Не менее драматична судьба повести «Краснодолинские очерки». В 1967 году она была опубликована в журнале «Дон», должна была выйти отдельной книгой в Ростиздате, но… вмешался случай. Кто-то услышал, что радиостанция «Немецкая волна» похвалила повесть за ее критическую направленность. Можно предположить, что именно из-за этого уже готовая к сдаче в производство рукопись была исключена из плана.
И, наконец, в книгу вошли главы из «Октябрьской повести», написанные в 50-е годы и до сих пор ни разу не издававшиеся.
Это горькая, суровая, но мужественная и честная книга. Похожая на своего автора.
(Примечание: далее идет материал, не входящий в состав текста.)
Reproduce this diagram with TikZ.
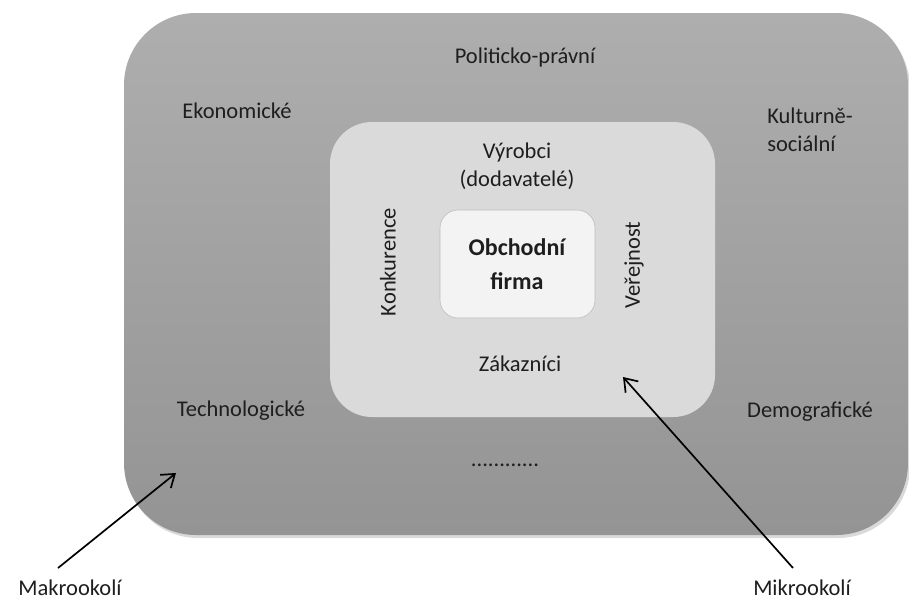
\documentclass[tikz,border=0pt]{standalone}
\usepackage{fontspec}
\setmainfont{Carlito}
\usetikzlibrary{arrows.meta,shadows}
\definecolor{outtop}{HTML}{AEAEAE}
\definecolor{outbot}{HTML}{949494}
\definecolor{midfill}{HTML}{DADADA}
\definecolor{corefill}{HTML}{F3F3F3}
\definecolor{coreline}{HTML}{BDBDBD}
\definecolor{txt}{HTML}{1E1E1E}
\tikzset{
  lbl/.style={text=txt, font=\fontsize{22.5}{28}\selectfont, inner sep=0pt, align=center},
  boldlbl/.style={text=txt, font=\fontsize{24}{34}\selectfont\bfseries, inner sep=0pt, align=center},
  arr/.style={draw=black, line width=1.7pt, -{Straight Barb[length=12pt,width=17pt,line width=1.7pt]}},
}
\begin{document}
\begin{tikzpicture}[x=1pt,y=-1pt]
\useasboundingbox (0,0) rectangle (909,603);
% outer box
\node[rounded corners=72pt, top color=outtop, bottom color=outbot, draw=none,
      minimum width=784pt, minimum height=522pt, inner sep=0pt,
      drop shadow={shadow xshift=2pt, shadow yshift=-3pt, opacity=0.25, fill=black!60}]
      (outer) at (516,274) {};
% middle box
\node[rounded corners=42pt, fill=midfill, draw=none,
      minimum width=385pt, minimum height=295pt, inner sep=0pt]
      (mid) at (522.5,269.5) {};
% core box
\node[rounded corners=18pt, fill=corefill, draw=coreline, line width=0.6pt,
      minimum width=155pt, minimum height=108pt, inner sep=0pt]
      (core) at (517.5,264) {};
\node[boldlbl] (firma) at (517,264) {Obchodní\\firma};
% macro labels
\node[lbl] (pol) at (525,57) {Politicko-právní};
\node[lbl] (eko) at (237,111) {Ekonomické};
\node[lbl, align=left] (kul) at (810,130) {Kulturně-\\sociální};
\node[lbl] (tech) at (241,411) {Technologické};
\node[lbl] (demo) at (810,412) {Demografické};
\node[lbl] (dots) at (505,465) {............};
% micro labels
\node[lbl] (vyr) at (517,166) {Výrobci\\(dodavatelé)};
\node[lbl, rotate=90] (kon) at (388,262) {Konkurence};
\node[lbl, rotate=90] (ver) at (634,265) {Veřejnost};
\node[lbl] (zak) at (520,364) {Zákazníci};
% bottom labels and arrows
\node[lbl] (makro) at (70,588) {Makrookolí};
\node[lbl] (mikro) at (802,588) {Mikrookolí};
\coordinate (makroT) at (58,568);
\coordinate (makroH) at (176,473);
\coordinate (mikroT) at (793,568);
\coordinate (mikroH) at (623,377);
\draw[arr] (makroT) -- (makroH);
\draw[arr] (mikroT) -- (mikroH);
\end{tikzpicture}
\end{document}
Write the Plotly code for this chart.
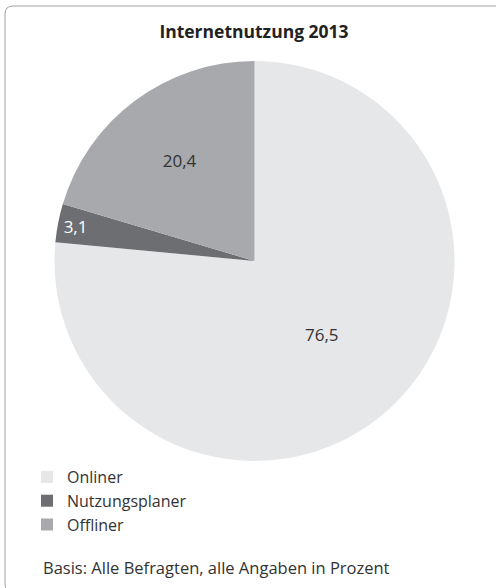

Лагерь - школа отрицательная для кого угодно, писал Варлам Шаламов, тоже прошедший колымские лагеря. Колесников с особым вниманием читал записки Шаламова - сверял с тем, что пережил сам. Сверял, находил общее, обращал внимание на схожие ситуации и схожие оценки их. Но в одном, мне кажется, он не мог согласиться с Шаламовым. Тот писал, что его записки - не о духе победившем, а о духе растоптанном. Колесников же, который сумел выстоять, до конца дней своих не согнуться ни перед жизненными обстоятельствами, ни перед страшной болезнью (он умер от рака), утверждал со страниц книг торжество духа победившего.